Sunday 18 September 2022

The A-Series vs B-Series Theories Of Time Through Systemic Functional Linguistics

 Davies & Gribbin (1992: 129-30):

Philosophers have long debated the thorny issue of whether the present moment is objectively real, or just a psychological invention. Those, such as Hans Riechenbach and G. J. Whitrow, who have argued for the reality of the present are known as 'A-theorists', while their opponents, among whom are some distinguished figures such as A. J. Ayer, J. J. C. Smart are called 'B-theorists'.

The terminology A and B reflects the existence of two quite distinct modes of speech. The first, the so-called A-series, uses the concepts of past, present and future, and the rich vocabulary of tenses that permeates human language. 

The second system of discussing temporal sequences, the B-series, uses a system of dates. Events are labelled by the date on which they happen: Columbus sets sail, 1492; first man on the Moon, 1969. This serves to place events in order unambiguously, and is the system that physicists use. The dates are simply coordinates, exactly analogous to the use of latitude and longitude for defining spatial positions on the surface of the Earth, and as far as the physicist is concerned that is all that is needed to give a complete account of the world.

B-theorists argue that these two schemes of discussing the same set of events cannot be compatible. Because the present moment is always moving ahead in time, events which start out being in the future sooner or later become the present, and then the past. But a single event cannot be labelled by all three descriptions — it cannot be in the past, the present and the future.

 

Blogger Comments:

From the perspective of Systemic Functional Linguistic Theory, the A-series theorists take the tense system of the verbal group as the basis of a model of time, whereas the B-series theorists, as they are presented here, take the circumstantiation system of the clause as the basis for a model of time.

Actually, what the A-series theorists assert is that the present is somehow 'metaphysically privileged' over the past and future, and the B-series theorists deny this. From the perspective of Systemic Functional Linguistic Theory, the 'metaphysical privilege' of the present is simply the fact that it alone is the time of making meaning (sensing or saying).

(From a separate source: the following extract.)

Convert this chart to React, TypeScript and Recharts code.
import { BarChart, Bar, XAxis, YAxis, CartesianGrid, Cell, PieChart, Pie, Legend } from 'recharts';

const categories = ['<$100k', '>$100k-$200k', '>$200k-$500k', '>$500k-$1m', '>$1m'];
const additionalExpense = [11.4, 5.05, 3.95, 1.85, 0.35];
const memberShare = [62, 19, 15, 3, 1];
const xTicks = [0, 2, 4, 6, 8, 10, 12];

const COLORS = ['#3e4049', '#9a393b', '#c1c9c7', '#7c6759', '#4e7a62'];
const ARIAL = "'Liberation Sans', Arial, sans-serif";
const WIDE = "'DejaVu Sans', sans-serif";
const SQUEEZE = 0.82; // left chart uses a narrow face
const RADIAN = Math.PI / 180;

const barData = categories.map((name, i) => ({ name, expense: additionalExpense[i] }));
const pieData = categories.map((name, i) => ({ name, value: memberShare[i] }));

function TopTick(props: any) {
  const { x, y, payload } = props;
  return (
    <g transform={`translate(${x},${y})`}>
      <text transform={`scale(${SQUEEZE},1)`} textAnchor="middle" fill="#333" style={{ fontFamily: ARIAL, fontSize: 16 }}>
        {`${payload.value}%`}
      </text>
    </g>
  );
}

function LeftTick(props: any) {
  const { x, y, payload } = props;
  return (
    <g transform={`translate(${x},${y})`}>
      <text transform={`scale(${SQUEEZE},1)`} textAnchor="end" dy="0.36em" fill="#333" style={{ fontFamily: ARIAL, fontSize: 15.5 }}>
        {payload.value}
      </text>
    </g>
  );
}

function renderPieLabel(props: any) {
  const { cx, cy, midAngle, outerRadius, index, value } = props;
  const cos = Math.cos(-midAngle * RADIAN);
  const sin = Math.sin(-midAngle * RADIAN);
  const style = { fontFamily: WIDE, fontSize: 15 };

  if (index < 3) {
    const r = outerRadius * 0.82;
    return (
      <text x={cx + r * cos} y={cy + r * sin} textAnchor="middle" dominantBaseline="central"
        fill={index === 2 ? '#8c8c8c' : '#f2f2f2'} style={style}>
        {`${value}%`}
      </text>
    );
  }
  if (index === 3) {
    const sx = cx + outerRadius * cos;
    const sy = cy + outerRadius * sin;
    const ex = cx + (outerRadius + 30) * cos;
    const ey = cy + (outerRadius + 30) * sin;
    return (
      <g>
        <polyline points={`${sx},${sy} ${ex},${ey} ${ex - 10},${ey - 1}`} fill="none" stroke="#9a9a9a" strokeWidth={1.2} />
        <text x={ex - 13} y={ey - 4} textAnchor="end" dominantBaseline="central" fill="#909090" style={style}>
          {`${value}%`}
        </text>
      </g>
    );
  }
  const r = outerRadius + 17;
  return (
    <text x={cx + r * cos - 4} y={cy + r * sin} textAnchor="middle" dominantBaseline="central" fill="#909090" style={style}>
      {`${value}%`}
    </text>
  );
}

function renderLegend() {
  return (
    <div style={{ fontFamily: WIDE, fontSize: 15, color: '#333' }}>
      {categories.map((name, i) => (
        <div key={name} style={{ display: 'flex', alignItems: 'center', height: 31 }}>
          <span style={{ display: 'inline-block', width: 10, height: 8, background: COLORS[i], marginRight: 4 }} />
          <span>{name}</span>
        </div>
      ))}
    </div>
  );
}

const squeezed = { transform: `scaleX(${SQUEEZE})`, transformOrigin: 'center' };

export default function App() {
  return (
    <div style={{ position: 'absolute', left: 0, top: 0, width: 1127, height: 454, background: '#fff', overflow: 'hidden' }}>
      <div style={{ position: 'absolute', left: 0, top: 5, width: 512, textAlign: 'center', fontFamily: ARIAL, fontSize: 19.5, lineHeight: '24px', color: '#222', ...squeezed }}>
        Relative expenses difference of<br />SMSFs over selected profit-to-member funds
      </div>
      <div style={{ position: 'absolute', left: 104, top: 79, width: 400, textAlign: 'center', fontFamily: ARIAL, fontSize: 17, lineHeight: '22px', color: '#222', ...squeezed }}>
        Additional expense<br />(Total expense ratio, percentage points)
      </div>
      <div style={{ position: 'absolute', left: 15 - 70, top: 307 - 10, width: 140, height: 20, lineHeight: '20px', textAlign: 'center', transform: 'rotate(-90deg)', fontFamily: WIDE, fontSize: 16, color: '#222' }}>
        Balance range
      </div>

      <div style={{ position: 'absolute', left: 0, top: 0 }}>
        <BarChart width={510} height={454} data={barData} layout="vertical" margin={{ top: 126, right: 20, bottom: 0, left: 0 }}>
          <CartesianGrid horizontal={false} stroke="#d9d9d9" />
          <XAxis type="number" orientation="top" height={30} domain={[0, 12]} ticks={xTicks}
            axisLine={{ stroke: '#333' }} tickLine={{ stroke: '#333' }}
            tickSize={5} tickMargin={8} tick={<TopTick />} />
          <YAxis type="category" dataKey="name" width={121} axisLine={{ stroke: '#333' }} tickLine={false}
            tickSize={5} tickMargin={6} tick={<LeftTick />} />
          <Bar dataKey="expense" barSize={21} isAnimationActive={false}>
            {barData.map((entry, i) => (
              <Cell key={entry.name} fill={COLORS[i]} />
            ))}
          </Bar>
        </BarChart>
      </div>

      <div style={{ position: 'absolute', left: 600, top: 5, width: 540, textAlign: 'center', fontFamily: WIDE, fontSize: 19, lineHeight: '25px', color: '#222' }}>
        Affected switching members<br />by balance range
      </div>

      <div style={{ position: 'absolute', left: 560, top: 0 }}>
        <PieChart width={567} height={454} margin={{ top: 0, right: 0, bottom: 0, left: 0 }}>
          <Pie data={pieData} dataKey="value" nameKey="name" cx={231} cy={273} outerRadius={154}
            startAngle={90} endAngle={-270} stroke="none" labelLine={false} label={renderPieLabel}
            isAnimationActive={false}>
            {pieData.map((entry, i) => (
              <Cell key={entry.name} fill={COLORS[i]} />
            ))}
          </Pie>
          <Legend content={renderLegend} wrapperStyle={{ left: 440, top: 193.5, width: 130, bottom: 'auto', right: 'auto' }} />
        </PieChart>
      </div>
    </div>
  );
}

Importantly, the present is a reference point on the dimension of time, and so it is this reference point that varies in its location along the time dimension. The mistaken notion of a 'flow' of time, which the A-series theorists insist upon, derives from not recognising the present as a reference point on the time axis.

Once the present is understood as a reference point, the two schemes, the A-series and the B-series, can indeed be seen as compatible, since the same set of events can be labelled as past, present or future, depending on their location in time relative to a reference point.